Dez dias mais tarde, o próprio Mourão foi ao império. Por lá, participou do “Brazil Conference”, em Boston, evento organizado por estudantes de Harvard e do MIT. Foi aplaudido quando disse, respondendo a uma pergunta comparando os militares de hoje e os militares da ditadura, que, ao contrário de Geisel, ele foi eleito. De acordo com Malu Gaspar, também da Piauí, “em quase uma hora de sessão, as palmas se repetiram sempre que Mourão dizia algo contrário ao que costumam pregar as alas mais xiitas do bolsonarismo – e, por vezes, o próprio presidente.”

Na plateia do encontro, figuravam Fernando Henrique Cardoso, Dias Toffoli – aquele presidente do Supremo com assessores militares – e o bilionário Jorge Paulo Lemann, com quem Mourão teve uma reunião a portas fechadas. Fechou sua fala com a mesma frase: “Que vivamos sob a liberdade de expressão, a liberdade de religião, a liberdade de não sermos forçados a fazer aquilo que não queremos e principalmente a liberdade de não termos medo.

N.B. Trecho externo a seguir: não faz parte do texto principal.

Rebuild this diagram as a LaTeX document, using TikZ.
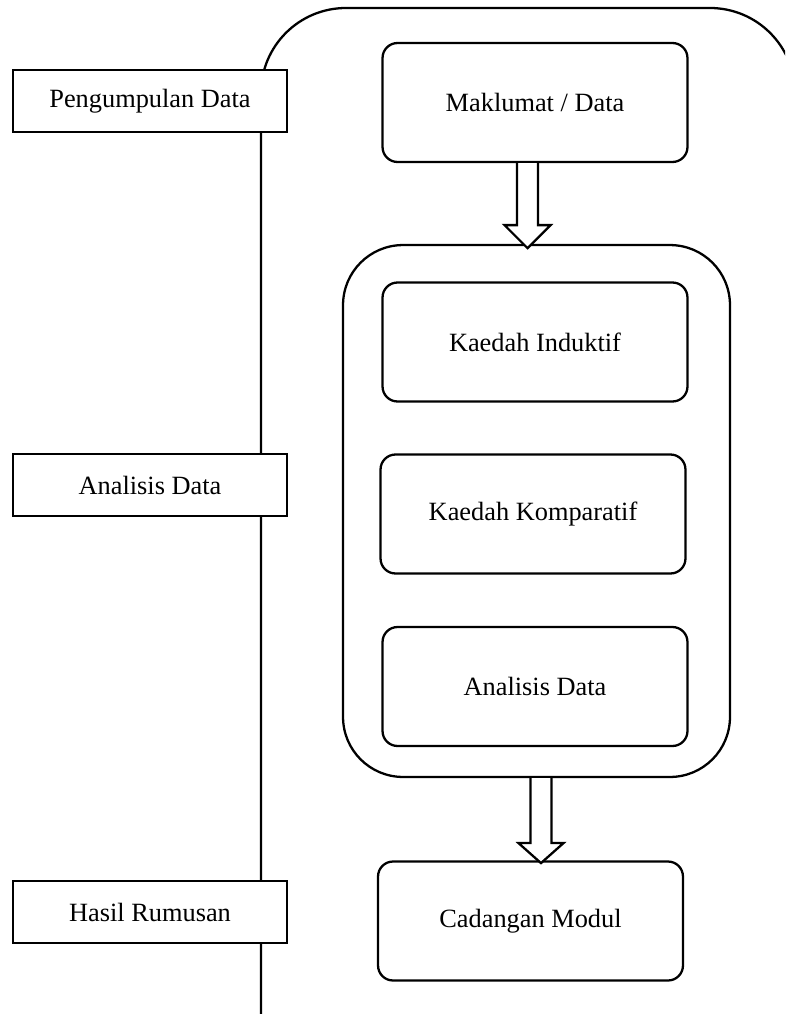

Disse também que, ao contrário do que pensam tantos no governo Bolsonaro, “de coração” está com Bolsonaro (como Michel Temer “de coração”, mas não “de intenção” ou “de braços” estava com Rousseff?).

Mourão aproveitou o giro nos EUA para se encontrar com o vice-presidente norte-americano Mike Pence, e discutiu a questão da Venezuela. Saiu confiante, dizendo que não haveria intervenção militar em Caracas. Disse que Pence perguntou a sua opinião sobre a situação do país, e que ele disse que “a situação da Venezuela tem que ser resolvida pela Venezuela. Os EUA têm feito bem a parte deles de pressão política e econômica. Não temos fôrma de bolo.

Teve ainda um encontro com intelectuais, jornalistas e autoridades na residência do embaixador do Brasil. Na lista de convidados, Adrienne Arsht, vice-presidente do Atlantic Council, Bruno Reis, do grupo Eurasia, e Thomas Shannon, aquele ex-embaixador no Brasil que, quando era o “número três” do Departamento de Estado, em 2016, encontrou-se com Aloysio Nunes, um dia após a aprovação do impeachment de Dilma na Câmara.

Traduzindo Mourão: quando diz que “não temos fôrma de bolo” parece dizer que, se os EUA quiserem colocar algo no forno venezuelano, é melhor ter uma; caso contrário a mistura do poder político escorre caoticamente. Curioso que use a tão desgastada expressão “neoliberalismo” ao invés de “liberalismo”. Parece querer sugerir a lembrança daquela América Latina dos anos 60, em que os generais – “extremamente capacitados” – asseguravam o “direito intransigente à propriedade privada” e “acalmavam os mercados.” Assim, os empresários terão a “liberdade de não ter medo”, lembrando a todos daquelas lições liberal-hobbesianas de Golbery. Tendo o respaldo da casa – a Fiesp – tudo fica mais fácil. Faltará o dos norte-americanos. São “aproximações sucessivas” da tábua de logaritmos, como ele mesmo disse em 2017, em busca do poder capaz de dar vazão à abertura “lenta, gradual e segura”. Segura, acima de tudo. Mas como ele mesmo disse, “a sensação é que posso passar a mão no telefone, eu o chamo de Pence e ele me chama de Tony. Quem sabe levamos ele para o Rio e ele joga uma partida de futevôlei comigo.”

Quem sabe, Mourão, trazem ele pro Rio e não deixam a bola cair. Com Bolsonaro, no entanto… “Estou que nem um paraquedas […] estou com ele e não abro.”